|
This video is part of the appearance, “Nile Presents at Security Field Day 14“. It was recorded as part of Security Field Day 14 at 8:00-9:30 on September 25, 2025.
Watch on YouTube
Watch on Vimeo
Nile’s mission is to be the “easy button” for network and security in on-premises deployments. The company was founded by networking industry veterans, including former Cisco executives John Chambers and Pankaj Patel, to address the complexity of enterprise LAN environments. Nile has pioneered a new architectural approach, backed by numerous patents, that has led to its recognition as a Visionary in the Gartner Magic Quadrant for Enterprise Wired and Wireless LAN Infrastructure. The Nile service is deployed globally across various verticals, powering large-scale environments such as a 12 million square-foot warehouse and concurrently supporting over 200,000 users.
Shiv Mehra detailed Nile’s Zero Trust fabric, designed to counter common attack paths by securing the infrastructure, controlling network access, and governing post-access activity. The infrastructure itself is hardened by design; Nile hardware has no direct management interfaces like SSH or Telnet, and all communications between fabric components are mutually authenticated and encrypted with MACsec. Access control operates on a “deny by default” principle where physical ports are “colorless,” meaning access is determined solely by identity, not port configuration. Nile makes identity verification a cornerstone, supporting seamless wired and wireless SSO integrated with IdPs, traditional 802.1X/RADIUS, and a robust system for IoT devices that combines continuous fingerprinting with optional device validation to ensure proper identification and segmentation.
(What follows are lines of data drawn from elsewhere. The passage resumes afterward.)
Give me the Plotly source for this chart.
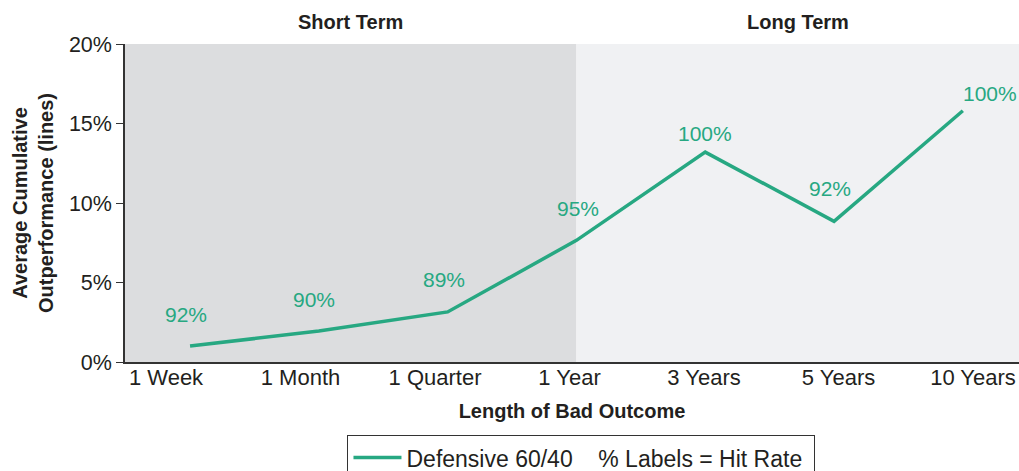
import plotly.graph_objects as go

categories = ["1 Week", "1 Month", "1 Quarter", "1 Year", "3 Years", "5 Years", "10 Years"]
outperformance = [1.0, 1.95, 3.15, 7.65, 13.2, 8.85, 15.8]
hit_rate_labels = ["92%", "90%", "89%", "95%", "100%", "92%", "100%"]
period_names = ["Short Term", "Long Term"]

# per-label nudges (pixels) to mimic the reference placement
label_yshift = [32, 32, 32, 32, 19, 33, 17]
label_xshift = [-4, -5, -4, 2, 0, -4, 27]

GREEN = "#27A882"
DARK = "#231F20"
FONT = "Liberation Sans"

xr = [-0.505, 6.436]          # data axis
xr_labels = [-0.305, 6.342]   # tick-label axis (labels are spread slightly wider)
x_pos = list(range(len(categories)))
split = 3

fig = go.Figure()
fig.add_trace(go.Scatter(
    x=x_pos, y=outperformance, mode="lines",
    line=dict(color=GREEN, width=3.5),
    name="Defensive 60/40&nbsp;&nbsp;&nbsp;&nbsp;% Labels = Hit Rate&nbsp;",
    hoverinfo="skip",
))
# invisible helper trace so the tick-label axis is drawn
fig.add_trace(go.Scatter(x=[x_pos[0]], y=[outperformance[0]], xaxis="x2", mode="none",
                         showlegend=False, hoverinfo="skip"))

shapes = [
    dict(type="rect", xref="x", yref="y", x0=xr[0], x1=split, y0=0, y1=20,
         fillcolor="#DCDDDF", line=dict(width=0), layer="below"),
    dict(type="rect", xref="x", yref="y", x0=split, x1=xr[1], y0=0, y1=20,
         fillcolor="#F0F1F3", line=dict(width=0), layer="below"),
]

annotations = []
for i, (v, lab) in enumerate(zip(outperformance, hit_rate_labels)):
    annotations.append(dict(x=x_pos[i], y=v, text=lab, showarrow=False,
                            xref="x", yref="y", yanchor="middle",
                            yshift=label_yshift[i], xshift=label_xshift[i],
                            font=dict(family=FONT, size=21, color=GREEN)))
annotations.append(dict(x=(xr[0] + split) / 2, y=1, xref="x", yref="paper", yanchor="bottom",
                        yshift=9, text="<b>" + period_names[0] + "</b>", showarrow=False,
                        font=dict(family=FONT, size=20, color=DARK)))
annotations.append(dict(x=(split + xr[1]) / 2, y=1, xref="x", yref="paper", yanchor="bottom",
                        yshift=9, text="<b>" + period_names[1] + "</b>", showarrow=False,
                        font=dict(family=FONT, size=20, color=DARK)))

fig.update_layout(
    width=1019, height=471,
    margin=dict(l=125, r=0, t=44, b=109, autoexpand=False),
    paper_bgcolor="white", plot_bgcolor="white",
    font=dict(family=FONT, color=DARK),
    shapes=shapes, annotations=annotations,
    showlegend=True,
    legend=dict(orientation="h", x=0.5106, xanchor="center", xref="paper",
                y=-0.23, yanchor="top", bordercolor="#333333", borderwidth=1,
                font=dict(family=FONT, size=23, color=DARK), itemwidth=48,
                bgcolor="white"),
    xaxis=dict(range=xr, showticklabels=False,
               showgrid=False, zeroline=False, showline=True, linecolor="#333333",
               linewidth=1.5, ticks=""),
    xaxis2=dict(range=xr_labels, overlaying="x", side="bottom", anchor="y",
                tickmode="array", tickvals=x_pos, ticktext=categories,
                showgrid=False, zeroline=False, showline=False, ticks="",
                tickfont=dict(size=22, color=DARK),
                title=dict(text="<b>Length of Bad Outcome</b>", font=dict(size=20, color=DARK),
                           standoff=14)),
    yaxis=dict(range=[0, 20], tickvals=[0, 5, 10, 15, 20],
               ticktext=["0%", "5%", "10%", "15%", "20%"],
               showgrid=False, zeroline=False, showline=True, linecolor="#333333",
               linewidth=1.5, ticks="outside", ticklen=7, tickcolor="#333333",
               tickfont=dict(size=21.5, color=DARK),
               title=dict(text="<b>Average Cumulative<br>Outperformance (lines)</b>",
                          font=dict(size=20, color=DARK), standoff=10)),
)

fig.write_html(
    "out.html",
    config={"displayModeBar": False},
    post_script="document.body.style.margin='0';document.body.style.overflow='hidden';",
)
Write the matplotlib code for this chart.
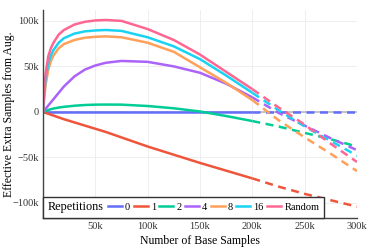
import numpy as np
import matplotlib
matplotlib.use("Agg")
import matplotlib.pyplot as plt
from matplotlib.lines import Line2D
from matplotlib.offsetbox import HPacker

plt.rcParams['font.family'] = ['Liberation Serif', 'DejaVu Serif']

# Base samples (in thousands) and effective extra samples (in thousands)
base_k = [0, 1, 2.5, 5, 7.5, 10, 15, 20, 30, 40, 50, 60, 75, 100, 125, 150, 175, 200,
          225, 250, 275, 300]

reps = ['0', '1', '2', '4', '8', '16', 'Random']
extra_k = {
    '0':      [0] * 22,
    '1':      [0, -0.4, -1, -2, -3, -4, -6, -8, -11.5, -15, -18.5, -22, -28, -38, -47, -56,
               -64.5, -73, -82, -90, -97, -104],
    '2':      [0, 0.5, 1.2, 2.2, 3, 3.7, 4.8, 5.6, 6.8, 7.6, 8, 8.1, 8, 6.5, 4, 0.5, -4.5, -10,
               -16, -23, -30, -38],
    '4':      [0, 1.5, 3.5, 7, 10.5, 14, 21, 28, 39, 46.5, 51, 54, 56, 55, 50, 43, 31, 16,
               -1, -15, -29, -42],
    '8':      [0, 14, 30, 46, 56, 62, 70, 74.5, 79, 81.5, 82.5, 83, 82, 76, 66, 49, 32, 13,
               -9, -28, -46, -65],
    '16':     [0, 17, 36, 53, 62, 68, 76, 81, 86, 88.5, 89.5, 90, 89, 82, 72, 58, 40, 21,
               2, -16, -32, -48],
    'Random': [0, 20, 42, 61, 70, 76, 85, 90, 96, 99, 100.5, 101, 100, 91, 79, 63, 44, 25,
               5, -14, -35, -55],
}
colors = {'0': '#636EFA', '1': '#EF553B', '2': '#00CC96', '4': '#AB63FA',
          '8': '#FFA15A', '16': '#19D3F3', 'Random': '#FF6692'}

x = np.array(base_k) * 1000
split = base_k.index(200)

fig = plt.figure(figsize=(3.73, 2.49), dpi=100)
ax = fig.add_axes([0.1153, 0.1245, 0.8418, 0.8355])

ax.axhline(0, color='#bbbbbb', lw=1.2, zorder=1)
for r in reps:
    y = np.array(extra_k[r]) * 1000
    ax.plot(x[:split + 1], y[:split + 1], color=colors[r], lw=1.8,
            solid_capstyle='butt', solid_joinstyle='round', zorder=2)
    ax.plot(x[split:], y[split:], color=colors[r], lw=1.8, ls=(0, (3.2, 2.2)),
            dash_capstyle='butt', zorder=2)

ax.set_xlim(0, 300000)
ax.set_ylim(-116500, 112000)
ax.set_xticks([50000, 100000, 150000, 200000, 250000, 300000])
ax.set_xticklabels(['50k', '100k', '150k', '200k', '250k', '300k'])
ax.set_yticks([-100000, -50000, 0, 50000, 100000])
ax.set_yticklabels(['\u2212100k', '\u221250k', '0', '50k', '100k'])
ax.tick_params(length=0, labelsize=7.5, colors='#333333', pad=3)
ax.grid(color='#eeeeee', lw=0.7)
ax.set_axisbelow(True)
for s in ['top', 'right']:
    ax.spines[s].set_visible(False)
for s in ['left', 'bottom']:
    ax.spines[s].set_color('#444444')
    ax.spines[s].set_linewidth(1.0)

ax.set_xlabel('Number of Base Samples', fontsize=8.5, labelpad=3)
ax.set_ylabel('Effective Extra Samples from Aug.', fontsize=8.5)
ax.yaxis.set_label_coords(-0.088, 0.5)

handles = [Line2D([], [], color=colors[r], lw=1.8) for r in reps]
leg = ax.legend(handles, reps, ncol=7, loc='lower left', bbox_to_anchor=(0, 0),
                borderaxespad=0, fontsize=7.5, title='Repetitions',
                title_fontsize=8.8, handlelength=1.35, handletextpad=0.3,
                columnspacing=0.32, borderpad=0.45, fancybox=False, framealpha=1,
                edgecolor='#333333')
leg.get_frame().set_linewidth(1.0)
# put the title to the left of the entries
fs = leg._fontsize
box = HPacker(pad=leg.borderpad * fs, sep=0.4 * fs, align='center',
              children=[leg._legend_title_box, leg._legend_handle_box])
box.set_figure(fig)
box.axes = ax
box.set_offset(leg._findoffset)
leg._legend_box = box

fig.savefig('out.png', dpi=100)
This identity-first approach enables a “segment of one,” where every user and device is isolated by default, preventing lateral movement and network reconnaissance as demonstrated in a live demo. The policy engine, called the Trust Service, enforces granular, least-privilege access by requiring every entity to belong to a group (user, device, or application). Policies are then built by defining rules between these groups, enhanced with contextual attributes like device compliance status from an MDM or EDR. A final demo showcased the ease of this model by creating a policy in a few clicks to allow only a specific video streaming protocol between employees, while all other inter-employee traffic, including pings, remained blocked, illustrating how Nile simplifies the implementation of true microsegmentation.